Separately, authorities seeking to bring aesthetic uniformity to the site have removed the giant advertising billboards that sat for decades atop the Art Deco buildings around the square.
Even branches of fast food chains KFC and Hardee’s were forced to replace their trademark red signs with off-white ones to match the rest of the square.
Dozens of palm trees have also been planted, interspersed with grass areas and benches.
In some ways, the facelift indicates the government’s intention not to abandon Cairo when its ministries, parliament and the president move next year to a new capital built in the desert east of the capital. But the overhaul of the square is also an attempt to attract more visitors to an area that has traditionally been a prime site for tourists.
Many come to see the 150-year-old palace that has for decades been the flagship building of the Tahrir campus of the famed American University in Cairo. After 90 years in Tahrir and the surrounding area, the AUC moved in 2009 to a sprawling campus in a suburb east of the city.
The move was in large part a reflection of an ongoing trend for businesses, schools and well-to-do families to leave the overcrowded city for the suburbs in search of a better quality of life.

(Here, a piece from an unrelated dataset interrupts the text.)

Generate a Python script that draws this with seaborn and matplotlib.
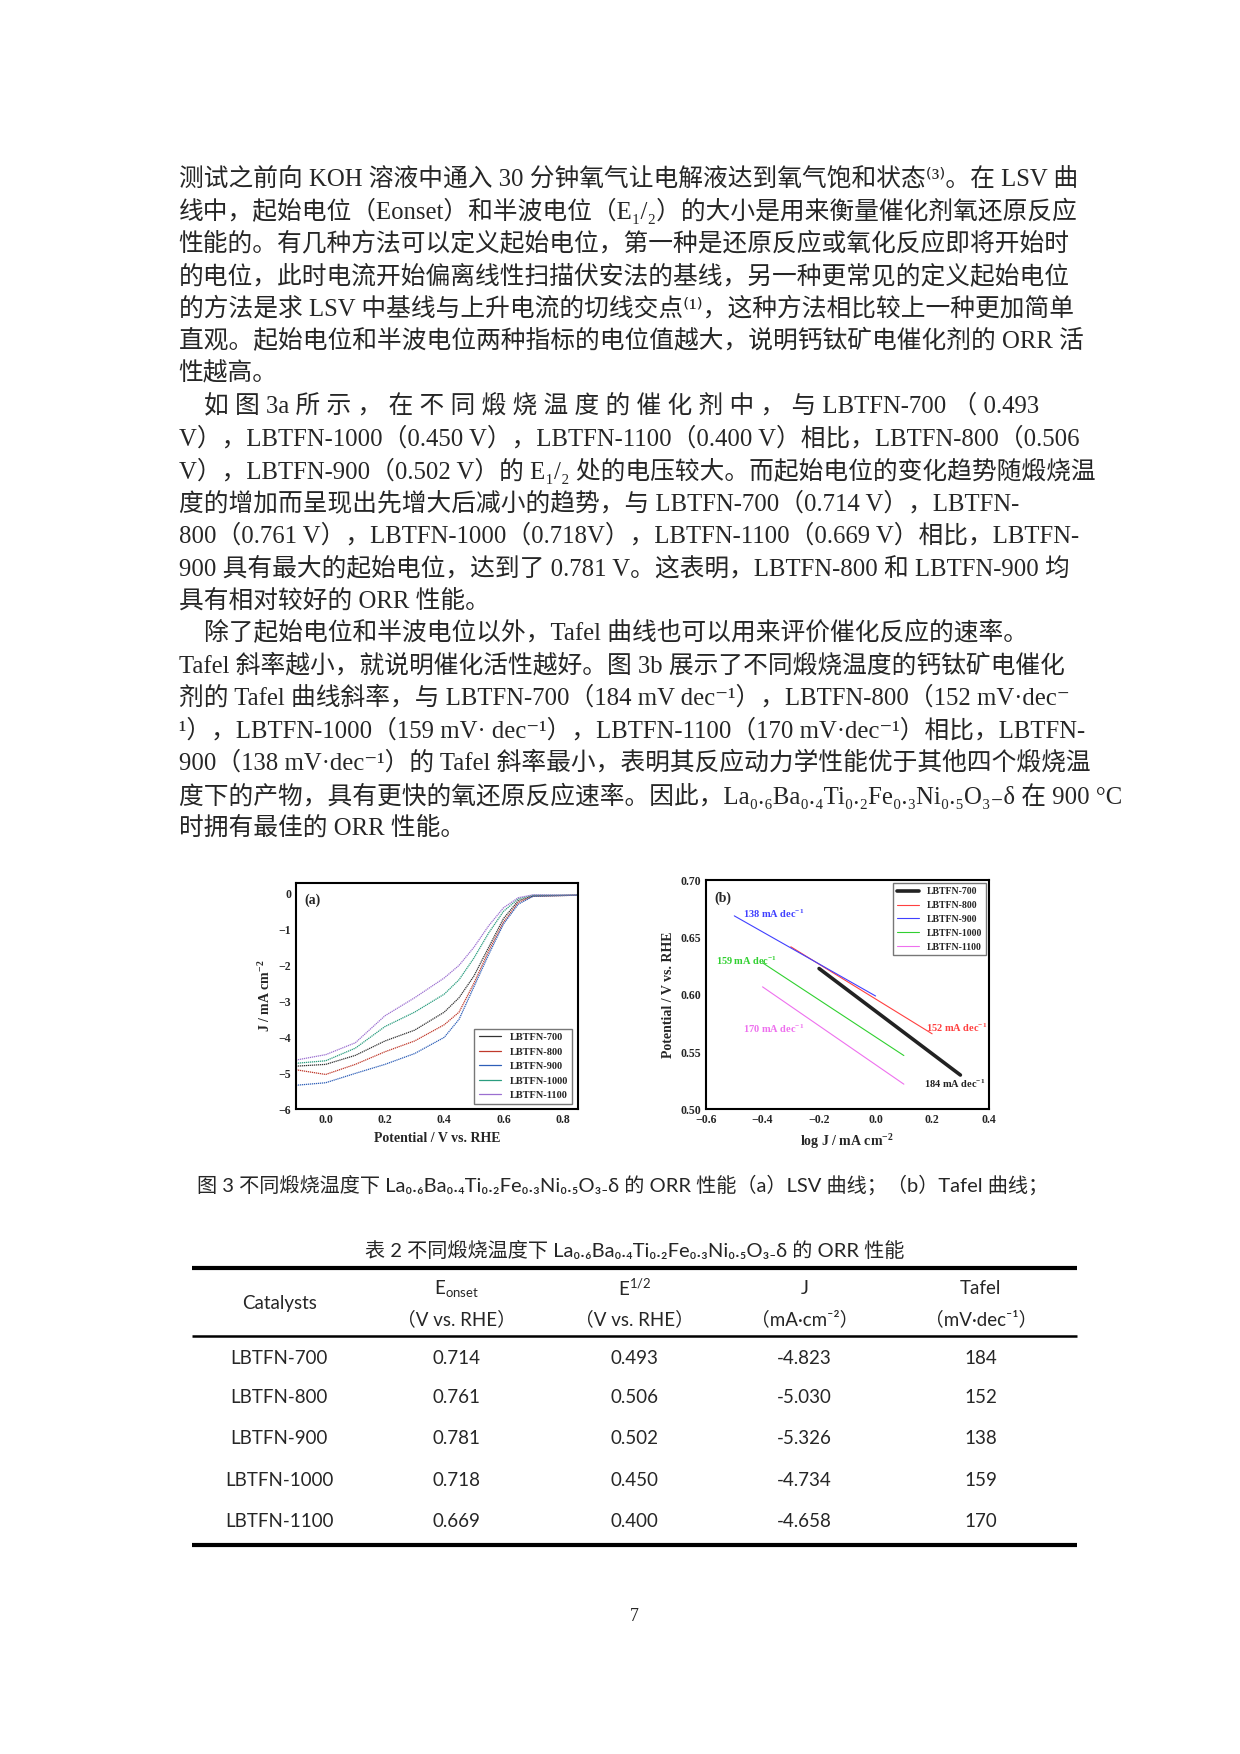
import matplotlib
matplotlib.use("Agg")
import matplotlib.pyplot as plt
import seaborn as sns
import pandas as pd

sns.set_style("white")
SERIF = ["Liberation Serif", "Noto Sans CJK SC", "DejaVu Sans"]
SANS = ["Lato", "Noto Sans CJK SC", "DejaVu Sans"]
plt.rcParams["font.family"] = SERIF
plt.rcParams["mathtext.default"] = "regular"

# ---- data ----
samples = ["LBTFN-700", "LBTFN-800", "LBTFN-900", "LBTFN-1000", "LBTFN-1100"]
lsv_potential = [-0.1, 0.0, 0.1, 0.2, 0.3, 0.4, 0.45, 0.5, 0.55, 0.6, 0.65, 0.7, 0.85]
lsv_current = {
    "LBTFN-700": [-4.80, -4.75, -4.50, -4.10, -3.80, -3.30, -2.90, -2.30, -1.50, -0.70, -0.20, -0.07, -0.05],
    "LBTFN-800": [-4.90, -5.03, -4.75, -4.40, -4.10, -3.65, -3.30, -2.50, -1.60, -0.80, -0.25, -0.08, -0.05],
    "LBTFN-900": [-5.33, -5.26, -5.00, -4.75, -4.45, -4.00, -3.50, -2.60, -1.70, -0.85, -0.30, -0.08, -0.05],
    "LBTFN-1000": [-4.72, -4.65, -4.30, -3.70, -3.30, -2.80, -2.40, -1.80, -1.10, -0.50, -0.15, -0.05, -0.05],
    "LBTFN-1100": [-4.63, -4.48, -4.15, -3.40, -2.90, -2.35, -2.00, -1.50, -0.90, -0.40, -0.12, -0.04, -0.05],
}
lsv_colors = ["#333333", "#c0392b", "#2e5fb8", "#2a9d7f", "#9b6fd0"]

tafel_logj = {
    "LBTFN-700": [-0.2, 0.3], "LBTFN-800": [-0.3, 0.2], "LBTFN-900": [-0.5, 0.0],
    "LBTFN-1000": [-0.4, 0.1], "LBTFN-1100": [-0.4, 0.1],
}
tafel_pot = {
    "LBTFN-700": [0.623, 0.530], "LBTFN-800": [0.642, 0.566], "LBTFN-900": [0.669, 0.599],
    "LBTFN-1000": [0.628, 0.547], "LBTFN-1100": [0.607, 0.522],
}
tafel_colors = ["#222222", "#ff4040", "#4040ff", "#30d030", "#ee70ee"]
tafel_slopes = ["184", "152", "138", "159", "170"]
tafel_label_pos = [(0.17, 0.519), (0.18, 0.568), (-0.47, 0.667), (-0.565, 0.626), (-0.47, 0.567)]

body_lines = [
    "测试之前向 KOH 溶液中通入 30 分钟氧气让电解液达到氧气饱和状态⁽³⁾。在 LSV 曲",
    "线中，起始电位（Eonset）和半波电位（E₁/₂）的大小是用来衡量催化剂氧还原反应",
    "性能的。有几种方法可以定义起始电位，第一种是还原反应或氧化反应即将开始时",
    "的电位，此时电流开始偏离线性扫描伏安法的基线，另一种更常见的定义起始电位",
    "的方法是求 LSV 中基线与上升电流的切线交点⁽¹⁾，这种方法相比较上一种更加简单",
    "直观。起始电位和半波电位两种指标的电位值越大，说明钙钛矿电催化剂的 ORR 活",
    "性越高。",
    "    如 图 3a 所 示 ， 在 不 同 煅 烧 温 度 的 催 化 剂 中 ， 与 LBTFN-700 （ 0.493",
    "V），LBTFN-1000（0.450 V），LBTFN-1100（0.400 V）相比，LBTFN-800（0.506",
    "V），LBTFN-900（0.502 V）的 E₁/₂ 处的电压较大。而起始电位的变化趋势随煅烧温",
    "度的增加而呈现出先增大后减小的趋势，与 LBTFN-700（0.714 V），LBTFN-",
    "800（0.761 V），LBTFN-1000（0.718V），LBTFN-1100（0.669 V）相比，LBTFN-",
    "900 具有最大的起始电位，达到了 0.781 V。这表明，LBTFN-800 和 LBTFN-900 均",
    "具有相对较好的 ORR 性能。",
    "    除了起始电位和半波电位以外，Tafel 曲线也可以用来评价催化反应的速率。",
    "Tafel 斜率越小，就说明催化活性越好。图 3b 展示了不同煅烧温度的钙钛矿电催化",
    "剂的 Tafel 曲线斜率，与 LBTFN-700（184 mV dec⁻¹），LBTFN-800（152 mV·dec⁻",
    "¹），LBTFN-1000（159 mV· dec⁻¹），LBTFN-1100（170 mV·dec⁻¹）相比，LBTFN-",
    "900（138 mV·dec⁻¹）的 Tafel 斜率最小，表明其反应动力学性能优于其他四个煅烧温",
    "度下的产物，具有更快的氧还原反应速率。因此，La₀.₆Ba₀.₄Ti₀.₂Fe₀.₃Ni₀.₅O₃₋δ 在 900 °C",
    "时拥有最佳的 ORR 性能。",
]

table_header1 = ["Catalysts", "E$_{onset}$", "E$^{1/2}$", "J", "Tafel"]
table_header2 = ["", "（V vs. RHE）", "（V vs. RHE）", "（mA·cm⁻²）", "（mV·dec⁻¹）"]
table_onset = ["0.714", "0.761", "0.781", "0.718", "0.669"]
table_half = ["0.493", "0.506", "0.502", "0.450", "0.400"]
table_j = ["-4.823", "-5.030", "-5.326", "-4.734", "-4.658"]
table_tafel = ["184", "152", "138", "159", "170"]

# ---- page ----
fig = plt.figure(figsize=(12.4, 17.54), dpi=100)
W, H = 1110.0, 1570.0  # layout measured on a 1110x1570 grid


def fx(x):
    return x / W


def fy(y):
    return 1 - y / H


for i, line in enumerate(body_lines):
    fig.text(fx(160), fy(160 + 29.05 * i), line, fontsize=17.8, family=SERIF, va="center")

# ---- (a) LSV ----
ax1 = fig.add_axes([fx(265), fy(993), fx(517 - 265), fy(790) - fy(993)])
lsv_df = pd.DataFrame(
    [(s, x, y) for s in samples for x, y in zip(lsv_potential, lsv_current[s])],
    columns=["sample", "potential", "current"],
)
sns.lineplot(data=lsv_df, x="potential", y="current", hue="sample", palette=lsv_colors,
             linewidth=0.9, linestyle=(0, (1, 0.6)), ax=ax1)
ax1.set_xlim(-0.1, 0.85)
ax1.set_ylim(-6, 0.3)
ax1.set_xticks([0.0, 0.2, 0.4, 0.6, 0.8])
ax1.set_yticks(range(-6, 1))
ax1.set_xlabel("Potential / V vs. RHE", fontsize=10, fontweight="bold", family=SERIF)
ax1.set_ylabel("J / mA cm$^{-2}$", fontsize=10, fontweight="bold", family=SERIF)
ax1.text(0.03, 0.95, "(a)", transform=ax1.transAxes, fontsize=10, fontweight="bold", va="top")
leg = ax1.legend(loc="lower right", fancybox=False,
                 prop={"weight": "bold", "size": 7.5, "family": SERIF}, handlelength=2.2)
leg.get_frame().set_edgecolor("#555555")
for line in leg.get_lines():
    line.set_linestyle("-")

# ---- (b) Tafel ----
ax2 = fig.add_axes([fx(632), fy(993), fx(885 - 632), fy(788) - fy(993)])
for s, c in zip(samples, tafel_colors):
    sns.lineplot(x=tafel_logj[s], y=tafel_pot[s], color=c, ax=ax2, label=s,
                 linewidth=2.6 if s == "LBTFN-700" else 0.8)
for slope, c, (x, y) in zip(tafel_slopes, tafel_colors, tafel_label_pos):
    ax2.text(x, y, slope + " mA dec$^{-1}$", color=c, fontsize=7.5, fontweight="bold")
ax2.set_xlim(-0.6, 0.4)
ax2.set_ylim(0.5, 0.7)
ax2.set_xticks([-0.6, -0.4, -0.2, 0.0, 0.2, 0.4])
ax2.set_yticks([0.50, 0.55, 0.60, 0.65, 0.70])
ax2.set_yticklabels(["0.50", "0.55", "0.60", "0.65", "0.70"])
ax2.set_xlabel("log J / mA cm$^{-2}$", fontsize=10, fontweight="bold", family=SERIF)
ax2.set_ylabel("Potential / V vs. RHE", fontsize=10, fontweight="bold", family=SERIF)
ax2.text(0.03, 0.95, "(b)", transform=ax2.transAxes, fontsize=10, fontweight="bold", va="top")
leg2 = ax2.legend(loc="upper right", fancybox=False, prop={"weight": "bold", "size": 7, "family": SERIF},
                  handlelength=2.2, borderaxespad=0.3)
leg2.get_frame().set_edgecolor("#555555")

for ax in (ax1, ax2):
    for sp in ax.spines.values():
        sp.set_linewidth(1.5)
        sp.set_color("black")
    ax.tick_params(direction="in", length=3, width=1.2, labelsize=8.5)
    for lab in ax.get_xticklabels() + ax.get_yticklabels():
        lab.set_fontweight("bold")

fig.text(fx(176), fy(1060),
         "图 3 不同煅烧温度下 La₀.₆Ba₀.₄Ti₀.₂Fe₀.₃Ni₀.₅O₃₋δ 的 ORR 性能（a）LSV 曲线；（b）Tafel 曲线；",
         fontsize=14.5, family=SANS, va="center")

# ---- table ----
fig.text(fx(568), fy(1119), "表 2 不同煅烧温度下 La₀.₆Ba₀.₄Ti₀.₂Fe₀.₃Ni₀.₅O₃₋δ 的 ORR 性能",
         fontsize=14.5, family=SANS, ha="center", va="center")
tab = fig.add_axes([0, 0, 1, 1], facecolor="none")
tab.set_xlim(0, W)
tab.set_ylim(H, 0)
tab.axis("off")
tab.hlines([1135, 1383], 172, 964, color="black", linewidth=3)
tab.hlines([1196], 172, 964, color="black", linewidth=1.8)
col_x = [250, 409, 568, 720, 878]
for i, (h1, h2) in enumerate(zip(table_header1, table_header2)):
    if i == 0:
        tab.text(col_x[i], 1167, h1, ha="center", va="center", fontsize=13.5, family=SANS)
    else:
        tab.text(col_x[i], 1153, h1, ha="center", va="center", fontsize=13.5, family=SANS)
        tab.text(col_x[i], 1181, h2, ha="center", va="center", fontsize=13.5, family=SANS)
row_y = [1216, 1251, 1288, 1325, 1362]
for r, y in enumerate(row_y):
    for c, val in enumerate([samples[r], table_onset[r], table_half[r], table_j[r], table_tafel[r]]):
        tab.text(col_x[c], y, val, ha="center", va="center", fontsize=13.5, family=SANS)

fig.text(fx(568), fy(1447), "7", fontsize=13, ha="center", va="center", family=SERIF)

fig.savefig("out.png", dpi=100)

Last year the palace was turned into the centrepiece of a cultural centre geared towards a revival of art and culture in the city’s central area.
“The AUC was once the beating heart of everything that went down in the downtown area. When the university moved to New Cairo (the suburb east of Cairo), it left a vacuum behind. Now we want to ensure that the AUC thrives again as a centre of arts and culture,” Tarek Atia, managing director of the Tahrir Cultural Centre and Campus said.